EXERCISE PROMPT. Keep the wording of each record exactly the same when you repeat it, and leave out pictures.
+++ MATERIALS PROVIDED +++
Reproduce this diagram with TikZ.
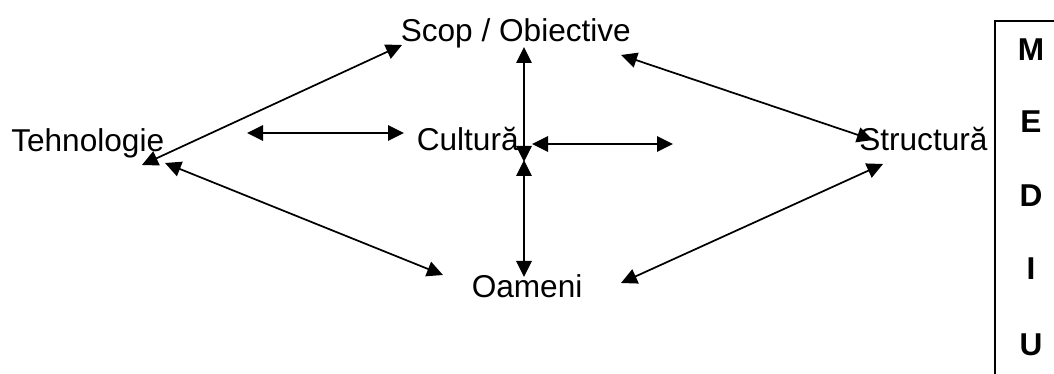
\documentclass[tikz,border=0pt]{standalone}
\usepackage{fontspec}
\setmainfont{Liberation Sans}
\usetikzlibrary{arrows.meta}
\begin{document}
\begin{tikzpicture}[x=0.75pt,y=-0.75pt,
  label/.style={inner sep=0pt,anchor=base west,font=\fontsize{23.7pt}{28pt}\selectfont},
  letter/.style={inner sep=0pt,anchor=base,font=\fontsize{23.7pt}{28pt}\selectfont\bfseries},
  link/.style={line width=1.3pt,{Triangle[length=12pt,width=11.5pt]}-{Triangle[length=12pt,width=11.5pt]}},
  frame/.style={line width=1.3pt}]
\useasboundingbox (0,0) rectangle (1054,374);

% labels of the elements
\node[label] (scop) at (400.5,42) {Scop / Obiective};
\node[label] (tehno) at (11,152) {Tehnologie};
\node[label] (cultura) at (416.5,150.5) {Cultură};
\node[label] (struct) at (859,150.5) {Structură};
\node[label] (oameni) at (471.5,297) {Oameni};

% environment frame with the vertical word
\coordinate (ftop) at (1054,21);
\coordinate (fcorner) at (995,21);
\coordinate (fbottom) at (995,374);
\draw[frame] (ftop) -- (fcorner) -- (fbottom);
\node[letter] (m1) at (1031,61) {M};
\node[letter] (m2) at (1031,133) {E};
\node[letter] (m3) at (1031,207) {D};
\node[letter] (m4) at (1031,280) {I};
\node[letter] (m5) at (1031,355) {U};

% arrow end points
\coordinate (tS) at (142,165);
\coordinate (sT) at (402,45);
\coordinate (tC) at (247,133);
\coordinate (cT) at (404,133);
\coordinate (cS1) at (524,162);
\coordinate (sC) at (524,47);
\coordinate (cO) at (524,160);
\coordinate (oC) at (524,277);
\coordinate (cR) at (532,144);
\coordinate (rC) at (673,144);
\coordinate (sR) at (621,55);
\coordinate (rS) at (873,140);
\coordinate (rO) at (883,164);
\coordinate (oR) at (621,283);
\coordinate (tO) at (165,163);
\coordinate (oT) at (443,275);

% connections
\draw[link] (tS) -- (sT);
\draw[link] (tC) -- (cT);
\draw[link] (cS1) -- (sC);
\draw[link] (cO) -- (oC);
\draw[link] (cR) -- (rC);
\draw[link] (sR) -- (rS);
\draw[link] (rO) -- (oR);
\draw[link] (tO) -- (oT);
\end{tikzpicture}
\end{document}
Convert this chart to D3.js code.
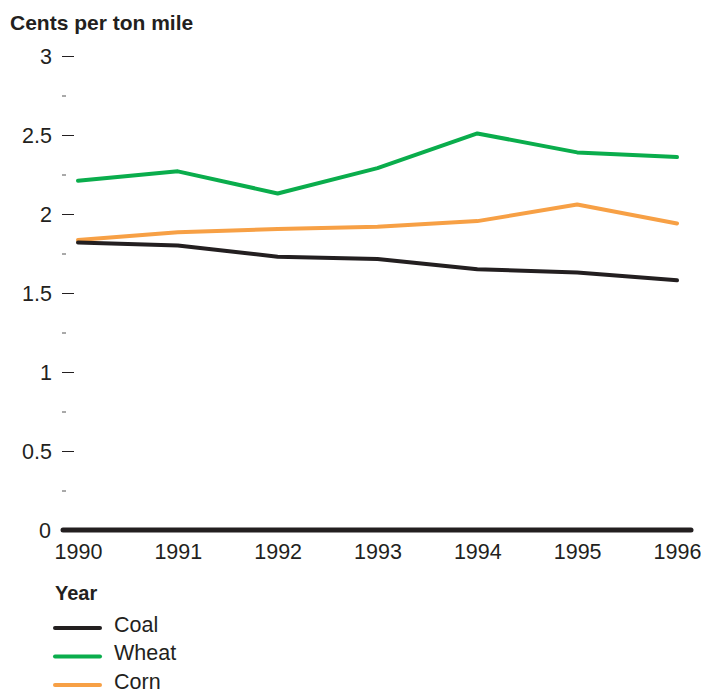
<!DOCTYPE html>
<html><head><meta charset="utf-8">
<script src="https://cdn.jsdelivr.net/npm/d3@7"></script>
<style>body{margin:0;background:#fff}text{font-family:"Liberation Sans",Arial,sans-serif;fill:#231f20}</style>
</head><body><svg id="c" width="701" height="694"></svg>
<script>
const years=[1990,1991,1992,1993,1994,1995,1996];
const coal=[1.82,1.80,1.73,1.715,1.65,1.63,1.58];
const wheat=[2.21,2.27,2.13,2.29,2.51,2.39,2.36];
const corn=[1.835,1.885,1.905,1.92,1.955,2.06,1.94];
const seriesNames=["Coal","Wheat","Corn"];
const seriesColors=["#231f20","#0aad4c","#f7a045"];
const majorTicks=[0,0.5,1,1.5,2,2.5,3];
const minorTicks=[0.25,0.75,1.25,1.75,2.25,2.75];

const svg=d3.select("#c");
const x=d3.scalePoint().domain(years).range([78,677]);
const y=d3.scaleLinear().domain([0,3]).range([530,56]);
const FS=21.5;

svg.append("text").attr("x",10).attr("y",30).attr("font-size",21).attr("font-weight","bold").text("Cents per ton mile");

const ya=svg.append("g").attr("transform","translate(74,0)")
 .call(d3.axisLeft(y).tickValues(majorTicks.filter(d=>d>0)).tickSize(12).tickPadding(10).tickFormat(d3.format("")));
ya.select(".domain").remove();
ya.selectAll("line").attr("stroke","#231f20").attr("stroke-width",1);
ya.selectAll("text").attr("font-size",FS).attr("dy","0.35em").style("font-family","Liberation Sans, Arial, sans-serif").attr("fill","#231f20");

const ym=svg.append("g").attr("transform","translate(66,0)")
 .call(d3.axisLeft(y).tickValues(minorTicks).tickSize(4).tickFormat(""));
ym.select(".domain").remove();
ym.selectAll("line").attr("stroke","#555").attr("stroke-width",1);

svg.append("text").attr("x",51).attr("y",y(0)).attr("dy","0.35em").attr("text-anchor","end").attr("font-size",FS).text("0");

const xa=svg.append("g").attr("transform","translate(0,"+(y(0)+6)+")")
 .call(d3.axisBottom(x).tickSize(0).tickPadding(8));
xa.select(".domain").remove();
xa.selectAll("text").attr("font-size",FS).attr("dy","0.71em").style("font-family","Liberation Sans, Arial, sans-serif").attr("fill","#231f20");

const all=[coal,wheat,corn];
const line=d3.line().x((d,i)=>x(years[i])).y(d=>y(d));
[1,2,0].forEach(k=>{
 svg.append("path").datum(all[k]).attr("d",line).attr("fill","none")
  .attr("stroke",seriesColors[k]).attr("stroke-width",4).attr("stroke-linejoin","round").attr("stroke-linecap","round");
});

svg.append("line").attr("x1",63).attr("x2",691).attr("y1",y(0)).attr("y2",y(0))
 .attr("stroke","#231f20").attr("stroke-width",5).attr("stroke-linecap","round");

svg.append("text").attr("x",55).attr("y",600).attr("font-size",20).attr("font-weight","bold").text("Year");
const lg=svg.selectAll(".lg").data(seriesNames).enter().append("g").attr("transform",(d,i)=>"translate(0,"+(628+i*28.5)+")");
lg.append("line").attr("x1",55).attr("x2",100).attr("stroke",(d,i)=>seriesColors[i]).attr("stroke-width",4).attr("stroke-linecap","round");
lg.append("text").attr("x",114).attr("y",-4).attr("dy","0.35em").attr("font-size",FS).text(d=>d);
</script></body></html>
+++
THE COMPLETED TASK.
Reproduce this diagram with TikZ.
\documentclass[tikz,border=0pt]{standalone}
\usepackage{fontspec}
\setmainfont{Liberation Sans}
\usetikzlibrary{arrows.meta}
\begin{document}
\begin{tikzpicture}[x=0.75pt,y=-0.75pt,
  label/.style={inner sep=0pt,anchor=base west,font=\fontsize{23.7pt}{28pt}\selectfont},
  letter/.style={inner sep=0pt,anchor=base,font=\fontsize{23.7pt}{28pt}\selectfont\bfseries},
  link/.style={line width=1.3pt,{Triangle[length=12pt,width=11.5pt]}-{Triangle[length=12pt,width=11.5pt]}},
  frame/.style={line width=1.3pt}]
\useasboundingbox (0,0) rectangle (1054,374);

% labels of the elements
\node[label] (scop) at (400.5,42) {Scop / Obiective};
\node[label] (tehno) at (11,152) {Tehnologie};
\node[label] (cultura) at (416.5,150.5) {Cultură};
\node[label] (struct) at (859,150.5) {Structură};
\node[label] (oameni) at (471.5,297) {Oameni};

% environment frame with the vertical word
\coordinate (ftop) at (1054,21);
\coordinate (fcorner) at (995,21);
\coordinate (fbottom) at (995,374);
\draw[frame] (ftop) -- (fcorner) -- (fbottom);
\node[letter] (m1) at (1031,61) {M};
\node[letter] (m2) at (1031,133) {E};
\node[letter] (m3) at (1031,207) {D};
\node[letter] (m4) at (1031,280) {I};
\node[letter] (m5) at (1031,355) {U};

% arrow end points
\coordinate (tS) at (142,165);
\coordinate (sT) at (402,45);
\coordinate (tC) at (247,133);
\coordinate (cT) at (404,133);
\coordinate (cS1) at (524,162);
\coordinate (sC) at (524,47);
\coordinate (cO) at (524,160);
\coordinate (oC) at (524,277);
\coordinate (cR) at (532,144);
\coordinate (rC) at (673,144);
\coordinate (sR) at (621,55);
\coordinate (rS) at (873,140);
\coordinate (rO) at (883,164);
\coordinate (oR) at (621,283);
\coordinate (tO) at (165,163);
\coordinate (oT) at (443,275);

% connections
\draw[link] (tS) -- (sT);
\draw[link] (tC) -- (cT);
\draw[link] (cS1) -- (sC);
\draw[link] (cO) -- (oC);
\draw[link] (cR) -- (rC);
\draw[link] (sR) -- (rS);
\draw[link] (rO) -- (oR);
\draw[link] (tO) -- (oT);
\end{tikzpicture}
\end{document}
Convert this chart to D3.js code.
<!DOCTYPE html>
<html><head><meta charset="utf-8">
<script src="https://cdn.jsdelivr.net/npm/d3@7"></script>
<style>body{margin:0;background:#fff}text{font-family:"Liberation Sans",Arial,sans-serif;fill:#231f20}</style>
</head><body><svg id="c" width="701" height="694"></svg>
<script>
const years=[1990,1991,1992,1993,1994,1995,1996];
const coal=[1.82,1.80,1.73,1.715,1.65,1.63,1.58];
const wheat=[2.21,2.27,2.13,2.29,2.51,2.39,2.36];
const corn=[1.835,1.885,1.905,1.92,1.955,2.06,1.94];
const seriesNames=["Coal","Wheat","Corn"];
const seriesColors=["#231f20","#0aad4c","#f7a045"];
const majorTicks=[0,0.5,1,1.5,2,2.5,3];
const minorTicks=[0.25,0.75,1.25,1.75,2.25,2.75];

const svg=d3.select("#c");
const x=d3.scalePoint().domain(years).range([78,677]);
const y=d3.scaleLinear().domain([0,3]).range([530,56]);
const FS=21.5;

svg.append("text").attr("x",10).attr("y",30).attr("font-size",21).attr("font-weight","bold").text("Cents per ton mile");

const ya=svg.append("g").attr("transform","translate(74,0)")
 .call(d3.axisLeft(y).tickValues(majorTicks.filter(d=>d>0)).tickSize(12).tickPadding(10).tickFormat(d3.format("")));
ya.select(".domain").remove();
ya.selectAll("line").attr("stroke","#231f20").attr("stroke-width",1);
ya.selectAll("text").attr("font-size",FS).attr("dy","0.35em").style("font-family","Liberation Sans, Arial, sans-serif").attr("fill","#231f20");

const ym=svg.append("g").attr("transform","translate(66,0)")
 .call(d3.axisLeft(y).tickValues(minorTicks).tickSize(4).tickFormat(""));
ym.select(".domain").remove();
ym.selectAll("line").attr("stroke","#555").attr("stroke-width",1);

svg.append("text").attr("x",51).attr("y",y(0)).attr("dy","0.35em").attr("text-anchor","end").attr("font-size",FS).text("0");

const xa=svg.append("g").attr("transform","translate(0,"+(y(0)+6)+")")
 .call(d3.axisBottom(x).tickSize(0).tickPadding(8));
xa.select(".domain").remove();
xa.selectAll("text").attr("font-size",FS).attr("dy","0.71em").style("font-family","Liberation Sans, Arial, sans-serif").attr("fill","#231f20");

const all=[coal,wheat,corn];
const line=d3.line().x((d,i)=>x(years[i])).y(d=>y(d));
[1,2,0].forEach(k=>{
 svg.append("path").datum(all[k]).attr("d",line).attr("fill","none")
  .attr("stroke",seriesColors[k]).attr("stroke-width",4).attr("stroke-linejoin","round").attr("stroke-linecap","round");
});

svg.append("line").attr("x1",63).attr("x2",691).attr("y1",y(0)).attr("y2",y(0))
 .attr("stroke","#231f20").attr("stroke-width",5).attr("stroke-linecap","round");

svg.append("text").attr("x",55).attr("y",600).attr("font-size",20).attr("font-weight","bold").text("Year");
const lg=svg.selectAll(".lg").data(seriesNames).enter().append("g").attr("transform",(d,i)=>"translate(0,"+(628+i*28.5)+")");
lg.append("line").attr("x1",55).attr("x2",100).attr("stroke",(d,i)=>seriesColors[i]).attr("stroke-width",4).attr("stroke-linecap","round");
lg.append("text").attr("x",114).attr("y",-4).attr("dy","0.35em").attr("font-size",FS).text(d=>d);
</script></body></html>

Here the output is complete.